The economic value is significant. Each day saved on-site reduces labour costs and exposure to weather or access constraints. More importantly, it compresses the path to revenue.
Engineering as an extension of core teams
Crucially, SEE engineering does not replace core EU teams. It extends them. System architecture, regulatory interpretation and final approvals remain anchored in core markets. Applied engineering tasks are delegated, not abdicated.
This division of labour enhances control. Core teams focus on decisions that require proximity to regulators and operators. SEE teams focus on execution tasks that require time and concentration. Information flows both ways.
The result is a more resilient organisational structure. When demand surges, capacity can be added without destabilising core teams. When pipelines fluctuate, capacity can be adjusted without layoffs or stranded overhead.
Digitalisation reinforces near-sourcing
Energy systems are becoming more digital, not less. Digitalisation increases engineering intensity rather than reducing it. Data models, simulations, cybersecurity requirements and interoperability checks all require skilled labour.
These tasks are location-agnostic. What matters is skill, discipline and availability. SEE engineering centres are well positioned to absorb this digital workload, particularly as younger engineers are trained natively in digital tools.
As grids and assets become software-defined, the case for near-sourcing applied engineering strengthens rather than weakens.
Risk reduction through redundancy
Another advantage of SEE-based engineering is redundancy. When all engineering capacity is concentrated in a single geography, disruptions have systemic effects. Distributed engineering capacity creates resilience.
By spreading applied engineering across regions, utilities and EPCs reduce exposure to local labour shocks, regulatory changes or unforeseen disruptions. This redundancy has value in a volatile environment.
The strategic implication for SEE
For Serbia and the SEE region, applied energy engineering represents one of the highest-value entry points into Europe’s energy transition. It requires modest CAPEX, leverages existing human capital and integrates directly into EU value chains.
However, it also demands discipline. Engineering centres must operate to EU standards, maintain certification and invest continuously in training. Quality failures would undermine credibility quickly.

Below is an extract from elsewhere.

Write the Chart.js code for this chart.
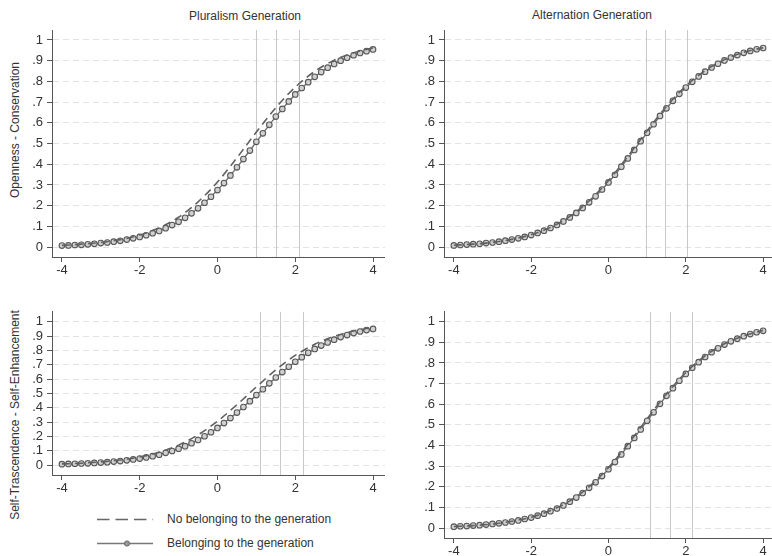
<!DOCTYPE html>
<html>
<head>
<meta charset="utf-8">
<script src="https://cdn.jsdelivr.net/npm/chart.js@4.4.1/dist/chart.umd.min.js"></script>
<style>
html, body { margin: 0; padding: 0; width: 772px; height: 556px; overflow: hidden; background: #fff; }
body { position: relative; font-family: "Liberation Sans", Arial, sans-serif; color: #333; }
.box { position: absolute; }
.title { position: absolute; font-size: 12px; white-space: nowrap; transform: translate(-50%, -50%); }
.ytitle { position: absolute; font-size: 12px; white-space: nowrap; transform: translate(-50%, -50%) rotate(-90deg); }
.leg { position: absolute; left: 97px; font-size: 12px; display: flex; align-items: center; }
.leg svg { margin-right: 14px; }
</style>
</head>
<body>
<div class="title" style="left:245px; top:16px;">Pluralism Generation</div>
<div class="title" style="left:592px; top:15px;">Alternation Generation</div>
<div class="ytitle" style="left:15px; top:130px;">Openness - Conservation</div>
<div class="ytitle" style="left:15px; top:415px;">Self-Trascendence - Self-Enhancement</div>

<div class="box" style="left:0; top:0; width:390px; height:285px;"><canvas id="c1"></canvas></div>
<div class="box" style="left:392px; top:0; width:388px; height:285px;"><canvas id="c2"></canvas></div>
<div class="box" style="left:0; top:300px; width:390px; height:203px;"><canvas id="c3"></canvas></div>
<div class="box" style="left:392px; top:300px; width:388px; height:266px;"><canvas id="c4"></canvas></div>

<div class="leg" style="top:511px;">
  <svg width="56" height="16"><line x1="0" y1="8.5" x2="56" y2="8.5" stroke="#666" stroke-width="1.5" stroke-dasharray="12.5,6"/></svg>
  <span>No belonging to the generation</span>
</div>
<div class="leg" style="top:535px;">
  <svg width="56" height="16"><line x1="0" y1="8.5" x2="56" y2="8.5" stroke="#777" stroke-width="1.5"/><circle cx="30" cy="8.5" r="2.6" fill="#999" stroke="#666" stroke-width="1"/></svg>
  <span>Belonging to the generation</span>
</div>

<script>
// x positions of the predicted points
const xGrid = [-4, -3.833, -3.667, -3.5, -3.333, -3.167, -3, -2.833, -2.667, -2.5, -2.333, -2.167,
  -2, -1.833, -1.667, -1.5, -1.333, -1.167, -1, -0.833, -0.667, -0.5, -0.333, -0.167,
  0, 0.167, 0.333, 0.5, 0.667, 0.833, 1, 1.167, 1.333, 1.5, 1.667, 1.833,
  2, 2.167, 2.333, 2.5, 2.667, 2.833, 3, 3.167, 3.333, 3.5, 3.667, 3.833, 4];
const xDash = [-4, -3.5, -3, -2.5, -2, -1.5, -1, -0.5, 0, 0.5, 1, 1.5, 2, 2.5, 3, 3.5, 4];

// Openness - Conservation
const plurOpenBelong = [0.007, 0.008, 0.010, 0.011, 0.013, 0.016, 0.019, 0.022, 0.026, 0.030, 0.036, 0.042,
  0.049, 0.057, 0.067, 0.078, 0.091, 0.106, 0.122, 0.141, 0.163, 0.187, 0.214, 0.243,
  0.275, 0.309, 0.346, 0.385, 0.425, 0.466, 0.508, 0.549, 0.590, 0.630, 0.667, 0.703,
  0.737, 0.768, 0.796, 0.822, 0.845, 0.866, 0.884, 0.900, 0.914, 0.926, 0.937, 0.946, 0.954];
const plurOpenNo = [0.008, 0.014, 0.022, 0.036, 0.058, 0.093, 0.144, 0.218, 0.314, 0.431, 0.555, 0.673, 0.772, 0.848, 0.902, 0.938, 0.962];
const altOpenBelong = [0.008, 0.010, 0.012, 0.014, 0.016, 0.019, 0.022, 0.026, 0.031, 0.036, 0.042, 0.049,
  0.058, 0.068, 0.079, 0.092, 0.107, 0.124, 0.143, 0.165, 0.189, 0.216, 0.245, 0.278,
  0.312, 0.349, 0.388, 0.428, 0.469, 0.511, 0.552, 0.593, 0.633, 0.670, 0.706, 0.740,
  0.770, 0.798, 0.824, 0.847, 0.867, 0.885, 0.901, 0.915, 0.927, 0.938, 0.947, 0.955, 0.961];
const altOpenNo = [0.009, 0.014, 0.023, 0.037, 0.060, 0.095, 0.148, 0.223, 0.321, 0.438, 0.562, 0.679, 0.777, 0.852, 0.905, 0.940, 0.963];

// Self-Trascendence - Self-Enhancement
const plurSelfBelong = [0.006, 0.008, 0.009, 0.011, 0.012, 0.015, 0.017, 0.020, 0.024, 0.028, 0.033, 0.039,
  0.045, 0.053, 0.062, 0.072, 0.085, 0.098, 0.114, 0.132, 0.152, 0.175, 0.201, 0.229,
  0.259, 0.293, 0.328, 0.366, 0.405, 0.446, 0.488, 0.529, 0.570, 0.611, 0.649, 0.686,
  0.721, 0.753, 0.783, 0.810, 0.834, 0.856, 0.875, 0.893, 0.907, 0.921, 0.932, 0.942, 0.950];
const plurSelfNo = [0.008, 0.013, 0.022, 0.035, 0.056, 0.090, 0.139, 0.211, 0.306, 0.421, 0.545, 0.664, 0.765, 0.843, 0.898, 0.936, 0.960];
const altSelfBelong = [0.007, 0.009, 0.010, 0.012, 0.014, 0.017, 0.020, 0.023, 0.027, 0.032, 0.037, 0.044,
  0.051, 0.060, 0.070, 0.082, 0.095, 0.110, 0.128, 0.148, 0.170, 0.195, 0.222, 0.252,
  0.285, 0.320, 0.357, 0.397, 0.437, 0.478, 0.520, 0.561, 0.602, 0.641, 0.678, 0.714,
  0.747, 0.777, 0.804, 0.829, 0.852, 0.871, 0.889, 0.905, 0.918, 0.930, 0.940, 0.949, 0.956];
const altSelfNo = [0.008, 0.012, 0.020, 0.033, 0.053, 0.085, 0.132, 0.201, 0.293, 0.406, 0.530, 0.650, 0.754, 0.835, 0.893, 0.932, 0.958];

// vertical reference lines
const plurOpenCuts = [1.0, 1.5, 2.1];
const altOpenCuts = [0.97, 1.46, 2.04];
const plurSelfCuts = [1.1, 1.61, 2.21];
const altSelfCuts = [1.08, 1.59, 2.15];

Chart.defaults.font.family = '"Liberation Sans", Arial, sans-serif';
Chart.defaults.color = '#333';

const cutLines = {
    id: 'cutLines',
    beforeDatasetsDraw(chart, args, opts) {
        const {ctx, chartArea, scales} = chart;
        ctx.save();
        ctx.strokeStyle = '#c8c8c8';
        ctx.lineWidth = 1;
        (opts.values || []).forEach(v => {
            const px = Math.round(scales.x.getPixelForValue(v)) + 0.5;
            ctx.beginPath();
            ctx.moveTo(px, chartArea.top);
            ctx.lineTo(px, chartArea.bottom);
            ctx.stroke();
        });
        ctx.restore();
    }
};

function yLabel(v) {
    const r = Math.round(v * 10) / 10;
    if (r === 0) return '0';
    if (r === 1) return '1';
    return String(r).replace(/^0/, '');
}

function makeChart(id, belong, noBelong, cuts, padTop, padRight, yPad) {
    return new Chart(document.getElementById(id), {
        type: 'line',
        data: {
            datasets: [{
                label: 'No belonging to the generation',
                data: xDash.map((x, i) => ({x, y: noBelong[i]})),
                borderColor: '#606060',
                borderWidth: 1.6,
                borderDash: [8, 5],
                pointRadius: 0,
                cubicInterpolationMode: 'monotone'
            }, {
                label: 'Belonging to the generation',
                data: xGrid.map((x, i) => ({x, y: belong[i]})),
                borderColor: '#707070',
                borderWidth: 1.4,
                pointRadius: 2.8,
                pointBorderWidth: 1.1,
                pointBorderColor: '#585858',
                pointBackgroundColor: '#d0d0d0',
                tension: 0
            }]
        },
        options: {
            responsive: true,
            maintainAspectRatio: false,
            animation: false,
            layout: {padding: {top: padTop, right: padRight, left: 0, bottom: 0}},
            plugins: {
                legend: {display: false},
                tooltip: {enabled: false},
                cutLines: {values: cuts}
            },
            scales: {
                x: {
                    type: 'linear',
                    min: -4.255,
                    max: 4.305,
                    afterFit: s => { s.height = 28; },
                    ticks: {stepSize: 2, includeBounds: false, autoSkip: false, maxRotation: 0, padding: 1, font: {size: 13}, color: '#333'},
                    grid: {drawOnChartArea: false, drawTicks: true, tickLength: 5, tickColor: '#555'},
                    border: {display: true, color: '#555', width: 1}
                },
                y: {
                    min: -yPad,
                    max: 1 + yPad,
                    afterFit: s => { s.width = 52; },
                    ticks: {stepSize: 0.1, includeBounds: false, autoSkip: false, padding: 4, font: {size: 13}, color: '#333', callback: yLabel},
                    grid: {color: '#e2e2e2', lineWidth: 1, drawTicks: true, tickLength: 5, tickColor: '#555'},
                    border: {display: true, color: '#555', width: 1, dash: [6, 4]}
                }
            }
        },
        plugins: [cutLines]
    });
}

makeChart('c1', plurOpenBelong, plurOpenNo, plurOpenCuts, 30, 2, 0.048);
makeChart('c2', altOpenBelong, altOpenNo, altOpenCuts, 30, 0, 0.048);
makeChart('c3', plurSelfBelong, plurSelfNo, plurSelfCuts, 11, 2, 0.0694);
makeChart('c4', altSelfBelong, altSelfNo, altSelfCuts, 11, 0, 0.048);
</script>
</body>
</html>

If executed properly, SEE engineering becomes indispensable. Once integrated into delivery pipelines, it is difficult to replace. Throughput, familiarity and trust accumulate over time.
Engineering capacity determines transition speed
Europe’s energy transition will proceed at the speed of its slowest critical path. Increasingly, that path runs through engineering capacity rather than steel or capital.
By absorbing applied engineering workloads that core markets cannot handle alone, South-East Europe accelerates the entire system. Serbia’s role in this process is not auxiliary. It is structural.
As electrification deepens and systems become more complex, engineering throughput will matter as much as megawatts installed. Regions that can supply it reliably will define the pace of transition.